I do not believe that any reasonable person would foresee Kunene’s use of the word in these particular circumstances as resulting in any of the PA’s supporters (let alone the wider citizenry) using violence against Malema. Most would assume that someone whose combativeness marks his political persona would just shrug it off.

In all honesty, there is a difference, even knowing this, between the use of the word by a whole swathe of society, and its use by someone with Kunene’s colourful reputation.

Genocide

People will argue that it starts there but it eventually leads to genocide. In reality, it takes a whole range of actions and words to lead to a genocide.

Kunene, annoyed by Malema’s slur, hurls insults back including ’little frog’ and ’criminal’ – not the most wounding of insults, particularly not for Malema. So Kunene adds ’cockroach’ presumably knowing that it will have a more desired result.

However, looked at in the wider context, I doubt if a reasonable person would conclude that Kunene was demonstrating ‘a clear intention to incite harm’.

Looked at in totality, it doesn’t meet the reasonable person test. Anyone who believes that Malema’s human dignity was undermined by the term or that it has adversely affected his equal enjoyment of his rights and freedoms, must be living on Mars.

And this brings up the final point. The IRR’s Free Speech Union supports the narrowest limitation of speech. We believe that section 16(2) of the Constitution sets out these appropriate limits.

Section 10 of the Equality Act is too wide and allows too much latitude for insulting speech to be recast as hate speech. This case illustrates that. Free speech, however offensive it is, is best dealt with through open argument and debate.
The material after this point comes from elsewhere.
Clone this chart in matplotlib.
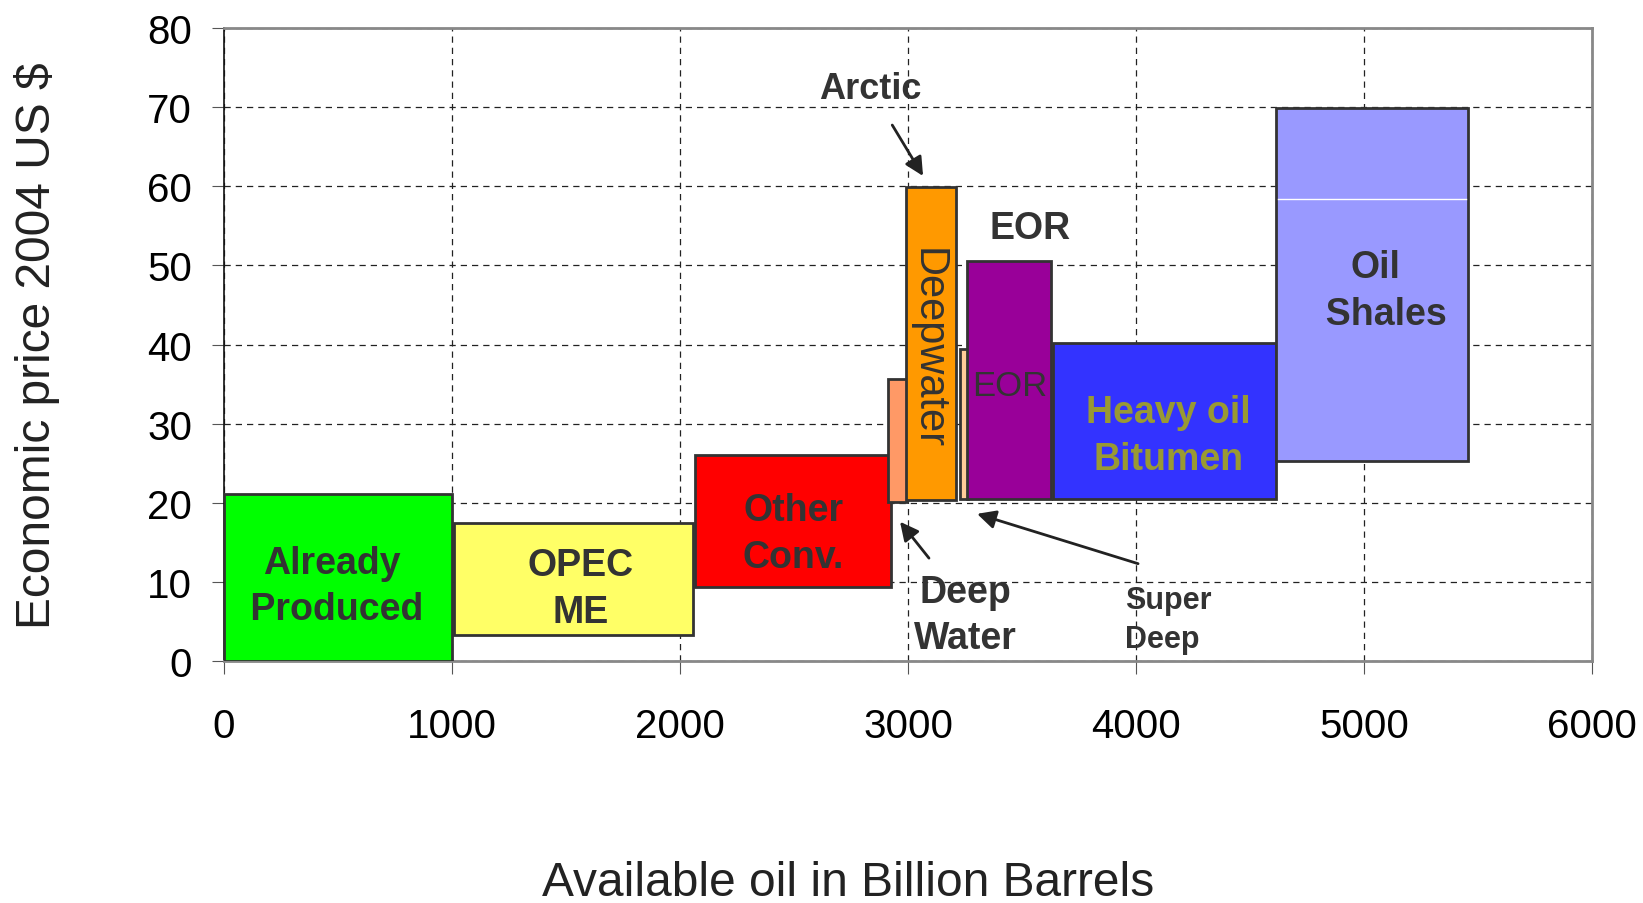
import matplotlib
matplotlib.use("Agg")
import matplotlib.pyplot as plt
from matplotlib.patches import Rectangle

plt.rcParams['font.family'] = ['Liberation Sans', 'DejaVu Sans']

# Resource blocks: cumulative volume range (billion barrels) and price range (2004 US $)
categories = ["Already Produced", "OPEC ME", "Other Conv.", "Deep Water",
              "Deepwater", "Super Deep", "EOR", "Heavy oil Bitumen", "Oil Shales"]
x_start = [0, 1010, 2065, 2912, 2990, 3228, 3259, 3636, 4614]
x_end = [1000, 2055, 2925, 2996, 3211, 3263, 3627, 4614, 5456]
price_low = [0, 3.3, 9.3, 20.1, 20.4, 20.5, 20.5, 20.5, 25.3]
price_high = [21.1, 17.5, 26.0, 35.6, 59.9, 39.4, 50.5, 40.2, 69.9]
colors = ["#00FF00", "#FFFF66", "#FF0000", "#FF9966", "#FF9900",
          "#FFCC99", "#990099", "#3333FF", "#9999FF"]
draw_order = [0, 1, 2, 3, 5, 4, 6, 7, 8]

shale_split = 58.4

x_ticks = [0, 1000, 2000, 3000, 4000, 5000, 6000]
y_ticks = [0, 10, 20, 30, 40, 50, 60, 70, 80]

fig = plt.figure(figsize=(16.43, 9.04), dpi=100)
ax = fig.add_axes([0.1363, 0.2677, 0.8327, 0.7002])
ax.set_xlim(0, 6000)
ax.set_ylim(0, 80)
ax.set_xticks(x_ticks)
ax.set_yticks(y_ticks)

ax.grid(True, color="#222222", linewidth=0.9, linestyle=(0, (5, 4)), zorder=0)
ax.set_axisbelow(True)

for i in draw_order:
    ax.add_patch(Rectangle((x_start[i], price_low[i]), x_end[i] - x_start[i],
                           price_high[i] - price_low[i], facecolor=colors[i],
                           edgecolor="#333333", linewidth=2.0, zorder=3))

# thin light seam across the oil shale block
ax.plot([x_start[8] + 10, x_end[8] - 10], [shale_split, shale_split],
        color="white", linewidth=1.0, zorder=4)

ax.tick_params(axis="both", labelsize=29, direction="out", color="#555555")
ax.tick_params(axis="x", length=9, pad=24)
ax.tick_params(axis="y", length=9, pad=14)

for side in ["top", "right", "bottom"]:
    ax.spines[side].set_color("#888888")
    ax.spines[side].set_linewidth(2)
ax.spines["left"].set_color("#111111")
ax.spines["left"].set_linewidth(1.2)

ax.set_ylabel("Economic price 2004 US $", fontsize=34.5, color="#222222")
ax.yaxis.set_label_coords(-0.137, 0.5)
ax.yaxis.label.set_va("center")
ax.set_xlabel("Available oil in Billion Barrels", fontsize=34.5, color="#222222")
ax.xaxis.set_label_coords(0.456, -0.369)
ax.xaxis.label.set_va("baseline")

dark = "#333333"
bold = dict(fontsize=27, fontweight="bold", color=dark, ha="center",
            va="center", multialignment="center", zorder=5, linespacing=1.38)

ax.text(474, 9.5, "Already\n Produced", **bold)
ax.text(1565, 9.2, "OPEC\nME", **bold)
ax.text(2496, 16.1, "Other\nConv.", **bold)
ax.text(4141, 28.5, "Heavy oil\nBitumen", **{**bold, "color": "#999933"})
ax.text(5050, 46.8, "Oil\n  Shales", **bold)
ax.text(3535, 54.7, "EOR", **bold)
ax.text(3088, 39.6, "Deepwater", fontsize=30, color=dark, rotation=-90,
        ha="center", va="center", zorder=5)
ax.text(3447, 34.8, "EOR", fontsize=25, color=dark, ha="center",
        va="center", zorder=5)

arrow = dict(arrowstyle="-|>", color="#222222", lw=2, mutation_scale=28,
             shrinkA=0, shrinkB=0)
ax.annotate("Arctic", xy=(3066, 61.3), xytext=(2833, 72.4),
            fontsize=26, fontweight="bold", color=dark, ha="center", va="center",
            arrowprops=dict(arrow, shrinkA=14), annotation_clip=False, zorder=5)
ax.annotate("", xy=(2965, 17.6), xytext=(3092, 13.0), arrowprops=arrow, zorder=5)
ax.text(3250, 5.8, "Deep\nWater", **bold)
ax.annotate("", xy=(3303, 18.6), xytext=(4009, 12.3), arrowprops=arrow, zorder=5)
ax.text(3952, 5.2, "Super\nDeep", fontsize=22, fontweight="bold", color=dark,
        ha="left", va="center", linespacing=1.38, zorder=5)

fig.savefig("out.png", dpi=100)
Malema’s use of ’cockroach’ against Helen Zille wasn’t intended to lead to a genocide but Malema is crafty; he knows how much that insult may hurt. So, he retracted and apologised. Anyone who thinks that he was remorseful is probably a tad naïve.

Malema, however, has often engaged in real hate speech, using his rhetorical genius in front of crowds of people. Advocate Jana bent over backwards not to find him guilty of hate speech in a case where hate speech had more clearly been committed than in the Kunene matter. In any event, Malema’s status as a demagogue means a penalty for hate speech would not be a career-limiting move.

The conclusion? If you call everything hate speech, then nothing is hate speech. When it really happens, you won’t see it coming.